Now, lets talk about the two algorithms who's speed don't immediatly knock them out of the running. Their are two commonly cited reasons for using Quick Sort over Merge Sort. The first is that it's in place... I did some further testing and on my machine (a modern linux distro), and with a clean heap, doing the allocation for merge sort only adds another 1% overhead for both small and large cases. Admittedly since we alloc and free the same size over and over again we're using malloc like a slab allocator, but then that's also the point... allocation speed can be worked around. The second reason is that quicksort has slightly better constant factors. Here I've shown that slightly means ~9-16%. If moves were expensive this might go up a little, but if moves are that expensive you probably shouldn't be directly sorting the data anyway.
Now consider that if you use quicksort your sort will sometimes take N^2 time.
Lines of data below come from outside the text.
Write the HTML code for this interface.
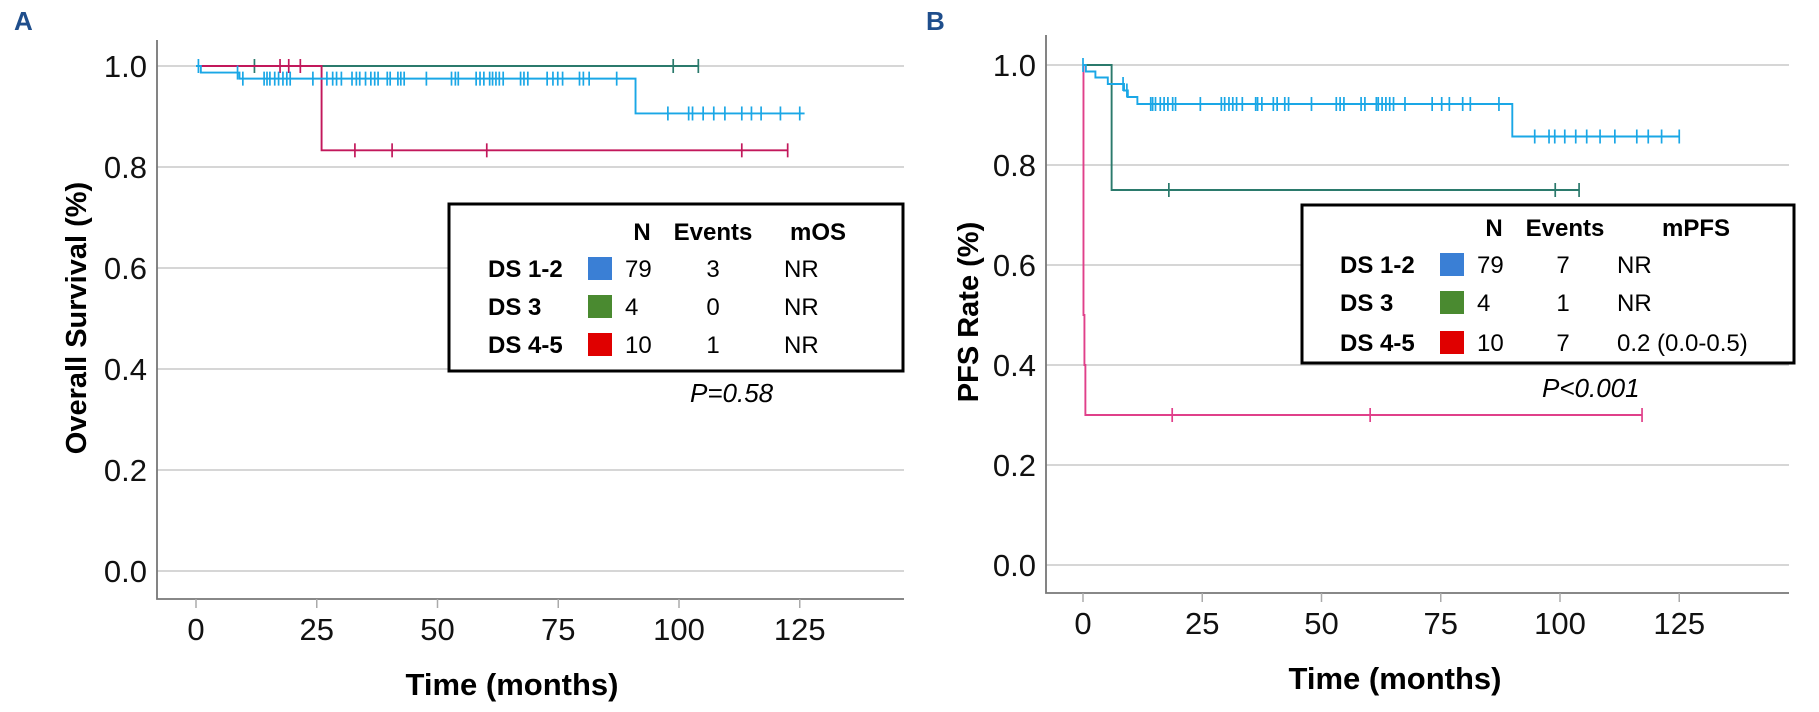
<!DOCTYPE html>
<html><head><meta charset="utf-8"><style>
html,body{margin:0;padding:0;background:#fff;}
svg{display:block;font-family:"Liberation Sans",sans-serif;}
</style></head><body>
<svg id="fig" width="1819" height="712" viewBox="0 0 1819 712" xmlns="http://www.w3.org/2000/svg">
<text x="14" y="30" font-size="26" font-weight="bold" fill="#1f4e8c">A</text>
<text x="926" y="30" font-size="26" font-weight="bold" fill="#1f4e8c">B</text>
<g id="pa"></g>
<g id="pb"></g>
<g id="lga" font-size="24">
<rect x="449" y="204" width="454" height="167" fill="#fff" stroke="#000" stroke-width="3"/>
<text x="642" y="240" font-weight="bold" text-anchor="middle">N</text>
<text x="713" y="240" font-weight="bold" text-anchor="middle">Events</text>
<text x="818" y="240" font-weight="bold" text-anchor="middle">mOS</text>
<text x="488" y="277" font-weight="bold">DS 1-2</text>
<rect x="588" y="257" width="24" height="23" fill="#3a7fd5"/>
<text x="625" y="277">79</text>
<text x="713" y="277" text-anchor="middle">3</text>
<text x="784" y="277">NR</text>
<text x="488" y="315" font-weight="bold">DS 3</text>
<rect x="588" y="295" width="24" height="23" fill="#4a8a30"/>
<text x="625" y="315">4</text>
<text x="713" y="315" text-anchor="middle">0</text>
<text x="784" y="315">NR</text>
<text x="488" y="353" font-weight="bold">DS 4-5</text>
<rect x="588" y="333" width="24" height="23" fill="#e00000"/>
<text x="625" y="353">10</text>
<text x="713" y="353" text-anchor="middle">1</text>
<text x="784" y="353">NR</text>
</g>
<text x="690" y="402" font-size="26" font-style="italic">P=0.58</text>
<g id="lgb" font-size="24">
<rect x="1302" y="205" width="492" height="158" fill="#fff" stroke="#000" stroke-width="3"/>
<text x="1494" y="236" font-weight="bold" text-anchor="middle">N</text>
<text x="1565" y="236" font-weight="bold" text-anchor="middle">Events</text>
<text x="1696" y="236" font-weight="bold" text-anchor="middle">mPFS</text>
<text x="1340" y="273" font-weight="bold">DS 1-2</text>
<rect x="1440" y="253" width="24" height="23" fill="#3a7fd5"/>
<text x="1477" y="273">79</text>
<text x="1563" y="273" text-anchor="middle">7</text>
<text x="1617" y="273">NR</text>
<text x="1340" y="311" font-weight="bold">DS 3</text>
<rect x="1440" y="291" width="24" height="23" fill="#4a8a30"/>
<text x="1477" y="311">4</text>
<text x="1563" y="311" text-anchor="middle">1</text>
<text x="1617" y="311">NR</text>
<text x="1340" y="351" font-weight="bold">DS 4-5</text>
<rect x="1440" y="331" width="24" height="23" fill="#e00000"/>
<text x="1477" y="351">10</text>
<text x="1563" y="351" text-anchor="middle">7</text>
<text x="1617" y="351">0.2 (0.0-0.5)</text>
</g>
<text x="1542" y="397" font-size="26" font-style="italic">P&lt;0.001</text>
</svg>
<script>
var yTicks = [0.0, 0.2, 0.4, 0.6, 0.8, 1.0];
var xTicks = [0, 25, 50, 75, 100, 125];
var aBlueSteps = [[0,1],[1,0.987],[9,0.975],[91,0.906]];
var aBlueEnd = 126;
var aBlueCens = [0.5,8.6,9.7,14.1,14.7,15.3,16.3,17.1,18,18.8,19.5,24.2,27.1,28.3,29.1,30.1,32.3,33.2,33.9,35.1,36.2,37,37.7,39.6,40.2,41.8,42.4,43.1,47.7,52.9,53.7,54.3,58,58.8,59.6,60.8,61.4,62.1,62.8,63.6,67.2,67.9,68.7,72.7,73.9,74.9,75.9,79.4,80.2,81.4,87.1,97.7,102,102.8,105,107.2,109.5,113,115,117,121,125];
var aGreenSteps = [[0,1]];
var aGreenEnd = 104;
var aGreenCens = [12.1,98.8,104];
var aPinkSteps = [[0,1],[26,0.833]];
var aPinkEnd = 122.5;
var aPinkCens = [17.4,19.2,21.6,32.9,40.6,60.2,113,122.5];
var bBlueSteps = [[0,1],[0.6,0.987],[2.6,0.975],[5.2,0.962],[8.6,0.949],[9.4,0.936],[11.4,0.922],[90,0.857]];
var bBlueEnd = 125;
var bBlueCens = [0,8.4,9.2,14.2,14.6,15.2,16.2,17,17.8,18.8,19.4,24.6,29,29.7,30.6,31.4,32.2,33.4,36.2,36.6,37.5,39.9,40.7,42.3,43.1,47.9,53.1,53.9,54.7,58.3,59.1,61.5,61.9,62.7,63.5,64.3,65.1,67.5,73.2,75.2,76.8,79.6,81.2,87.2,94.7,97.7,98.9,101,103.3,105.6,108.4,111.5,116.1,118.5,121.3,125];
var bGreenSteps = [[0,1],[6,0.75]];
var bGreenEnd = 104;
var bGreenCens = [18,99,104];
var bPinkSteps = [[0,1],[0.1,0.5],[0.3,0.4],[0.5,0.3]];
var bPinkEnd = 117.2;
var bPinkCens = [18.7,60.2,117.2];

var NS = "http://www.w3.org/2000/svg";
function el(tag, attrs, parent){ var e=document.createElementNS(NS,tag); for(var k in attrs) e.setAttribute(k,attrs[k]); parent.appendChild(e); return e; }

function panel(g, cfg){
  var xs=function(t){return cfg.x0 + t*cfg.px;};
  var ys=function(v){return cfg.y0 - v*cfg.py;};
  yTicks.forEach(function(v){
    var l=el('line',{x1:cfg.left,x2:cfg.right,y1:ys(v),y2:ys(v),stroke:'#c8c8c8','stroke-width':1.5},g);
    
    
    var t=el('text',{x:cfg.left-10,y:ys(v)+11,'font-size':31,'text-anchor':'end',fill:'#111'},g);
    t.textContent=v.toFixed(1);
    
    
  });
  var ax=el('path',{d:'M'+cfg.left+' '+(cfg.top)+' V'+cfg.bottom+' H'+cfg.right,fill:'none',stroke:'#777','stroke-width':1.8},g);
  
  
  xTicks.forEach(function(v){
    var tk=el('line',{x1:xs(v),x2:xs(v),y1:cfg.bottom,y2:cfg.bottom+9,stroke:'#aaa','stroke-width':1.5},g);
    
    
    var t=el('text',{x:xs(v),y:cfg.bottom+41,'font-size':31,'text-anchor':'middle',fill:'#111'},g);
    t.textContent=v;
    
    
  });
  var xt=el('text',{x:cfg.xTitleX,y:cfg.bottom+96,'font-size':31,'font-weight':'bold','text-anchor':'middle'},g);
  xt.textContent='Time (months)';
  
  
  var yt=el('text',{transform:'translate('+cfg.yTitleX+','+cfg.yTitleY+') rotate(-90)','font-size':29,'font-weight':'bold','text-anchor':'middle'},g);
  yt.textContent=cfg.yTitle;
  
  
  cfg.series.forEach(function(s){
    var st=s.steps, d='M'+xs(st[0][0])+' '+ys(st[0][1]);
    for(var i=1;i<st.length;i++){ d+=' H'+xs(st[i][0])+' V'+ys(st[i][1]); }
    d+=' H'+xs(s.end);
    var p=el('path',{d:d,fill:'none',stroke:s.color,'stroke-width':1.9},g);
    
    
    s.cens.forEach(function(t){
      var v=st[0][1];
      for(var i=0;i<st.length;i++){ if(st[i][0]<=t) v=st[i][1]; }
      var c=el('line',{x1:xs(t),x2:xs(t),y1:ys(v)-7,y2:ys(v)+7,stroke:s.color,'stroke-width':1.7},g);
      
      
    });
  });
}
panel(document.getElementById('pa'),{x0:196,px:4.83,y0:571,py:505,left:157,right:904,top:40,bottom:599,xTitleX:512,yTitleX:86,yTitleY:318,yTitle:'Overall Survival (%)',
  series:[{name:'ds3',color:'#2b7a6c',steps:aGreenSteps,end:aGreenEnd,cens:aGreenCens},
          {name:'ds45',color:'#c2185b',steps:aPinkSteps,end:aPinkEnd,cens:aPinkCens},
          {name:'ds12',color:'#1aa7e6',steps:aBlueSteps,end:aBlueEnd,cens:aBlueCens}]});
panel(document.getElementById('pb'),{x0:1083,px:4.77,y0:565,py:500,left:1046,right:1789,top:35,bottom:593,xTitleX:1395,yTitleX:978,yTitleY:312,yTitle:'PFS Rate (%)',
  series:[{name:'ds3',color:'#2b7a6c',steps:bGreenSteps,end:bGreenEnd,cens:bGreenCens},
          {name:'ds45',color:'#e0408a',steps:bPinkSteps,end:bPinkEnd,cens:bPinkCens},
          {name:'ds12',color:'#1aa7e6',steps:bBlueSteps,end:bBlueEnd,cens:bBlueCens}]});
var svg=document.getElementById('fig');
svg.appendChild(document.getElementById('lga'));
svg.appendChild(document.getElementById('lgb'));
</script>
</body></html>
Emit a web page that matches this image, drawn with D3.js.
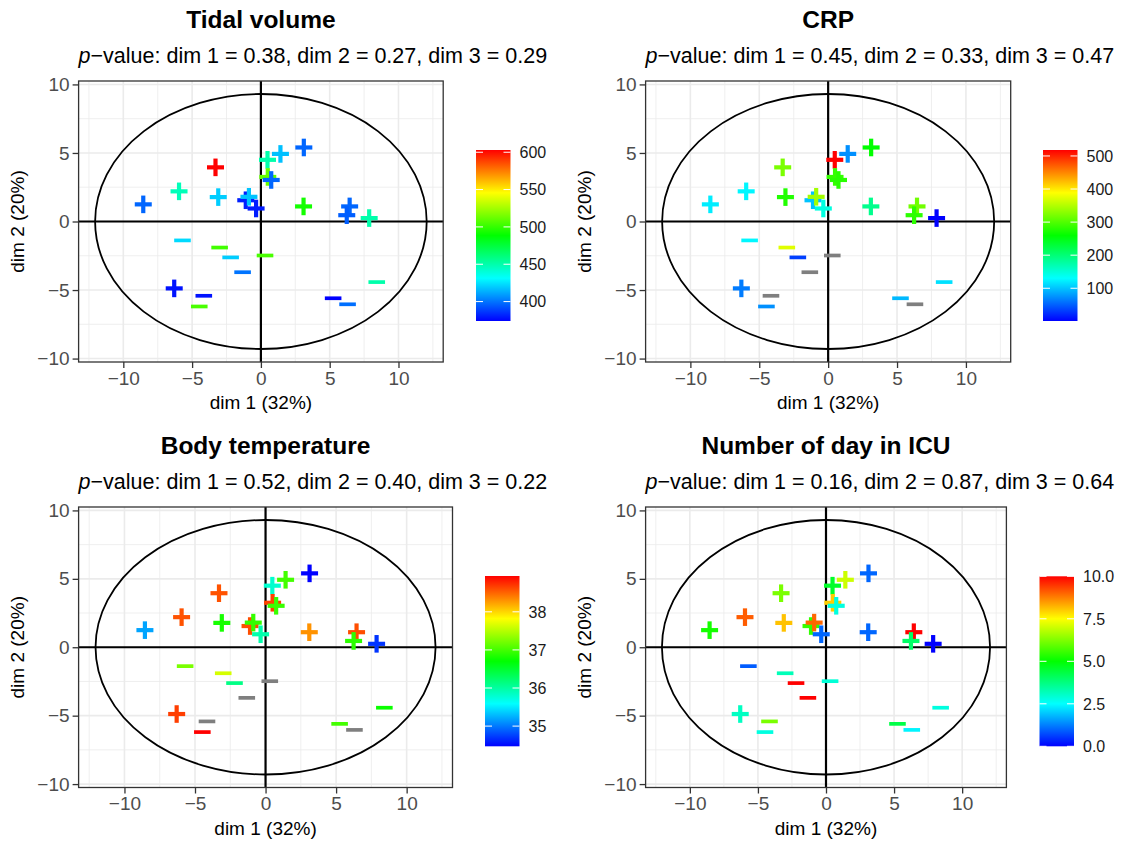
<html>
<head>
<meta charset="utf-8">
<script src="https://d3js.org/d3.v7.min.js"></script>
<style>
  body { margin: 0; background: white; }
  text { font-family: "Liberation Sans", Arial, sans-serif; }
</style>
</head>
<body>
<svg id="chart" width="1124" height="841"></svg>
<script>
// individuals: coordinates on the first two dimensions and their sign
const dim1 = [-8.55, -5.95, -3.3, -3.1, -1.1, -0.87, -0.35, 0.48, 0.5, 0.75, 1.42, 3.12, 3.1, 6.45, 6.24, 7.87, -6.3,
              -5.7, -3.0, -2.2, -1.33, 0.3, -4.15, -4.48, 5.25, 6.3, 8.42];
const dim2 = [1.25, 2.2, 3.95, 1.78, 1.55, 1.8, 0.95, 4.5, 3.25, 3.03, 4.93, 5.4, 1.1, 1.1, 0.46, 0.25, -4.88,
              -1.38, -1.9, -2.62, -3.7, -2.48, -5.42, -6.2, -5.6, -6.04, -4.42];
const sign = ['+','+','+','+','+','+','+','+','+','+','+','+','+','+','+','+','+',
              '-','-','-','-','-','-','-','-','-','-'];

// colour variables (null = missing)
const tidalVolume = [397, 447, 603, 420, 381, 418, 380, 450, 511, 397, 417, 397, 493, 397, 395, 450, 378,
                     423, 503, 420, 400, 505, 378, 505, 374, 399, 450];
const crp = [121, 126, 322, 276, 100, 342, 146, 518, 286, 280, 74, 260, 188, 317, 282, 1, 64,
             126, 373, 33, null, null, null, 74, 95, null, 115];
const bodyTemp = [35.19, 38.58, 38.58, 36.8, 38.6, 36.93, 35.95, 35.8, 38.65, 36.95, 37.0, 34.47, 38.3, 38.6, 36.9, 34.7, 38.67,
                  37.24, 37.64, 36.12, null, null, null, 38.94, 37.0, null, 36.75];
const icuDays = [5.2, 9.1, 6.2, 8.1, 5.5, 9.0, 1.0, 4.6, 8.0, 2.8, 7.0, 1.0, 1.0, 10, 4.0, 0, 3.1,
                 0.9, 3.2, 10, 10, 2.9, 6.2, 2.8, 4.3, 2.4, 2.8];

const titles = ["Tidal volume", "CRP", "Body temperature", "Number of day in ICU"];
const pvals = [["0.38","0.27","0.29"], ["0.45","0.33","0.47"], ["0.52","0.40","0.22"], ["0.16","0.87","0.64"]];
const legendTicks = [[400, 450, 500, 550, 600], [100, 200, 300, 400, 500], [35, 36, 37, 38], [0, 2.5, 5, 7.5, 10]];
const legendFmt = [d3.format("d"), d3.format("d"), d3.format("d"), d3.format(".1f")];
const axisTicks = [-10, -5, 0, 5, 10];
const minorX = [-12.5, -7.5, -2.5, 2.5, 7.5, 12.5];
const minorY = [-7.5, -2.5, 2.5, 7.5];
const ellipseR = [12.05, 9.3];

const values = [tidalVolume, crp, bodyTemp, icuDays];
const rainbow = ["#0000FF", "#00FFFF", "#00FF00", "#FFFF00", "#FF0000"];

const panels = [
  {l: 78.6, r: 443.2, t: 81, b: 362, cx: 476, ct: 150, cb: 321},
  {l: 645.6, r: 1010.7, t: 81, b: 362, cx: 1043, ct: 150, cb: 321},
  {l: 78.6, r: 452.5, t: 507, b: 787.5, cx: 485, ct: 576, cb: 746.3},
  {l: 645.6, r: 1006.4, t: 507, b: 787.5, cx: 1039.5, ct: 576.3, cb: 746.3}
];

const svg = d3.select("#chart");
const defs = svg.append("defs");

panels.forEach(function(p, k) {
  const g = svg.append("g");
  const x = d3.scaleLinear().domain([-13.25, 13.25]).range([p.l, p.r]);
  const y = d3.scaleLinear().domain([-10.25, 10.25]).range([p.b, p.t]);
  const vals = values[k];
  const ext = d3.extent(vals.filter(function(v) { return v != null; }));
  const col = d3.scaleLinear()
    .domain(d3.range(5).map(function(i) { return ext[0] + i * (ext[1] - ext[0]) / 4; }))
    .range(rainbow);

  // grid
  g.selectAll(".mx").data(minorX).enter().append("line")
    .attr("x1", d => x(d)).attr("x2", d => x(d)).attr("y1", p.t).attr("y2", p.b)
    .attr("stroke", "#EBEBEB").attr("stroke-width", 0.8);
  g.selectAll(".my").data(minorY).enter().append("line")
    .attr("y1", d => y(d)).attr("y2", d => y(d)).attr("x1", p.l).attr("x2", p.r)
    .attr("stroke", "#EBEBEB").attr("stroke-width", 0.8);
  g.selectAll(".gx").data(axisTicks).enter().append("line")
    .attr("x1", d => x(d)).attr("x2", d => x(d)).attr("y1", p.t).attr("y2", p.b)
    .attr("stroke", "#EBEBEB").attr("stroke-width", 1.6);
  g.selectAll(".gy").data(axisTicks).enter().append("line")
    .attr("y1", d => y(d)).attr("y2", d => y(d)).attr("x1", p.l).attr("x2", p.r)
    .attr("stroke", "#EBEBEB").attr("stroke-width", 1.6);

  // ellipse and zero lines
  g.append("ellipse")
    .attr("cx", x(0)).attr("cy", y(0))
    .attr("rx", x(ellipseR[0]) - x(0)).attr("ry", y(0) - y(ellipseR[1]))
    .attr("fill", "none").attr("stroke", "black").attr("stroke-width", 1.8);
  g.append("line").attr("x1", p.l).attr("x2", p.r).attr("y1", y(0)).attr("y2", y(0))
    .attr("stroke", "black").attr("stroke-width", 2.2);
  g.append("line").attr("x1", x(0)).attr("x2", x(0)).attr("y1", p.t).attr("y2", p.b)
    .attr("stroke", "black").attr("stroke-width", 2.2);

  // points
  const pts = g.selectAll(".pt").data(d3.range(dim1.length)).enter().append("g")
    .attr("transform", i => "translate(" + x(dim1[i]) + "," + y(dim2[i]) + ")");
  pts.each(function(i) {
    const c = vals[i] == null ? "#7F7F7F" : col(vals[i]);
    const s = d3.select(this);
    if (sign[i] === '+') {
      s.append("line").attr("x1", -8.5).attr("x2", 8.5).attr("y1", 0).attr("y2", 0)
        .attr("stroke", c).attr("stroke-width", 4.2);
      s.append("line").attr("x1", 0).attr("x2", 0).attr("y1", -8.8).attr("y2", 8.8)
        .attr("stroke", c).attr("stroke-width", 4.2);
    } else {
      s.append("line").attr("x1", -8.3).attr("x2", 8.3).attr("y1", 0).attr("y2", 0)
        .attr("stroke", c).attr("stroke-width", 3.7);
    }
  });

  // panel border
  g.append("rect").attr("x", p.l).attr("y", p.t).attr("width", p.r - p.l).attr("height", p.b - p.t)
    .attr("fill", "none").attr("stroke", "#333333").attr("stroke-width", 1.3);

  // axes
  const ax = g.append("g").attr("transform", "translate(0," + p.b + ")")
    .call(d3.axisBottom(x).tickValues(axisTicks).tickSize(6).tickPadding(3).tickFormat(d3.format("d")));
  const ay = g.append("g").attr("transform", "translate(" + p.l + ",0)")
    .call(d3.axisLeft(y).tickValues(axisTicks).tickSize(6).tickPadding(3).tickFormat(d3.format("d")));
  [ax, ay].forEach(function(a) {
    a.select(".domain").remove();
    a.selectAll(".tick line").attr("stroke", "#333333").attr("stroke-width", 1.3);
    a.selectAll(".tick text").attr("fill", "#4D4D4D").style("font-size", "19px")
      .style("font-family", "'Liberation Sans', Arial, sans-serif");
  });
  ax.selectAll(".tick text").attr("dy", "0.72em");

  // axis titles
  g.append("text").attr("x", (p.l + p.r) / 2).attr("y", p.b + 47.3).attr("text-anchor", "middle")
    .style("font-size", "19px").text("dim 1 (32%)");
  g.append("text").attr("transform", "translate(" + (p.l - 55) + "," + ((p.t + p.b) / 2) + ") rotate(-90)")
    .attr("text-anchor", "middle").style("font-size", "19px").text("dim 2 (20%)");

  // title and subtitle
  g.append("text").attr("x", (p.l + p.r) / 2).attr("y", p.t - 52.7).attr("text-anchor", "middle")
    .style("font-size", "24.5px").style("font-weight", "bold").text(titles[k]);
  const sub = g.append("text").attr("x", p.l).attr("y", p.t - 18.5).style("font-size", "21.5px");
  sub.append("tspan").style("font-style", "italic").text("p");
  sub.append("tspan").text("\u2212value: dim 1 = " + pvals[k][0] + ", dim 2 = " + pvals[k][1] + ", dim 3 = " + pvals[k][2]);

  // colour bar
  const gid = "grad" + k;
  const grad = defs.append("linearGradient").attr("id", gid)
    .attr("x1", 0).attr("y1", 1).attr("x2", 0).attr("y2", 0);
  rainbow.forEach(function(c, i) {
    grad.append("stop").attr("offset", (i / 4 * 100) + "%").attr("stop-color", c);
  });
  const cw = 34.5;
  const cy = d3.scaleLinear().domain(ext).range([p.cb, p.ct]);
  g.append("rect").attr("x", p.cx).attr("y", p.ct).attr("width", cw).attr("height", p.cb - p.ct)
    .attr("fill", "url(#" + gid + ")");
  const lt = g.selectAll(".lt").data(legendTicks[k]).enter().append("g")
    .attr("transform", d => "translate(0," + cy(d) + ")");
  lt.append("line").attr("x1", p.cx).attr("x2", p.cx + 7).attr("stroke", "white").attr("stroke-width", 1);
  lt.append("line").attr("x1", p.cx + cw - 7).attr("x2", p.cx + cw).attr("stroke", "white").attr("stroke-width", 1);
  lt.append("text").attr("x", p.cx + cw + 9).attr("dy", "0.36em").attr("fill", "#1A1A1A")
    .style("font-size", "16px").text(d => legendFmt[k](d));
});
</script>
</body>
</html>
That's the sort of thing causes stutters every few seconds or minutes in a videogame, a network stack, etc. 10%-15% is below what's often considered "user noticeable" speed difference (that line usually being drawn around 20%), but they will almost certainly notice the stutter when it takes 100% longer one time.
Following the philosophy I keep pushing, Merge Sort is probably a better default sort algorithm to use than Quick Sort. Using modern mallocs like tcmalloc allocation time becomes less relevent even with a "dirty" heap. In highly optimized applications dynamic allocation itself is often avoided (since it can cause occasional delays as well), in such cases worst-case is almost always the most critical factor, and additionally it's worth the effort to set the ram aside so being "in-place" isn't that critical.
Eventually I'd really like to microbenchmark some of the algorithms I've been testing so as to actually measure the near-worst-case operation. For now all I have is practical experience and theoretical bounds with which to demonstrate it to others.
I'm currently playing with hashtables as well, continuing the tree comparison testing. Of course the hashtable is much faster than my best tree, but I want to pursue some solutions to the hashtable worst-case problems and see how those fair as well.